Kandinsky with Josef Albers

Kandinsky with Josef Albers

1920-s

JOSEF ALBERS (1888-1976), an artist and art theorist, one of the leaders of geometric abstraction, was born into a family of craftsmen in Germany. In 1908-1913 and 1916-1919, he worked as a teacher in primary schools of the Ruhr, including those in his hometown. In 1913-1916, he studied at the Royal School of Arts in Berlin, and since 1919 - in von Stuck’s painting class in Munich. In 1920, he enrolled as a student at the Weimar Bauhaus.

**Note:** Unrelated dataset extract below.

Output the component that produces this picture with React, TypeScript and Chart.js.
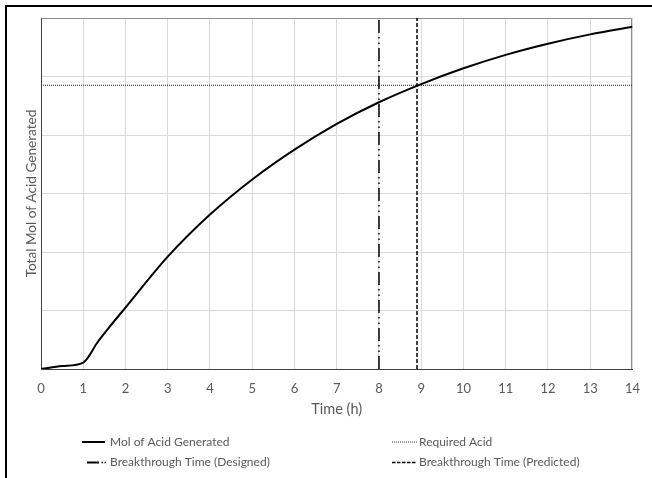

His early woodcuts and lithographs do not stand out above the average level of Expressionism. Influenced by the Bauhaus Constructivism (where one of his main mentors was L. Moholy-Nagy), Albers moved to a much more rigorous abstract geometric style, carried away by the so-called diaphaneia - transparent compositions on glass made by sandblasting. After moving along with the Bauhaus to Dessau (1925), he succeeded Marcel Breuer as the head of the carpentry shop, and in 1930 he became the Deputy Director of the Bauhaus. Albers actively worked as a designer creating sketches of furniture, as well as glass and metal utensils.

After the Nazis closed Bauhaus (1933), the architect Johnson arranged for Albers to be offered a job in the United States, where the master continued his fruitful teaching until 1949 (among his students were Kooning, Motherwell, Noland and Rauschenberg). In 1950, he headed the Yale University School of Art, where he lectured until 1960.

Over the years, his easel series were becoming more concise representing the color variations within one and the same geometric grid. In his most famous series ("Homage to the Square", 1950), the main modules are squares "nested" one inside the other and composing various chromatic "fugues". In 1963, the master published his major theoretical work ("Interaction of Color"), which outlined his ideals of a sterile pure form as a necessary fundamental principle of creativity. He had a great influence on the development of Op Art and Post-painterly Abstraction.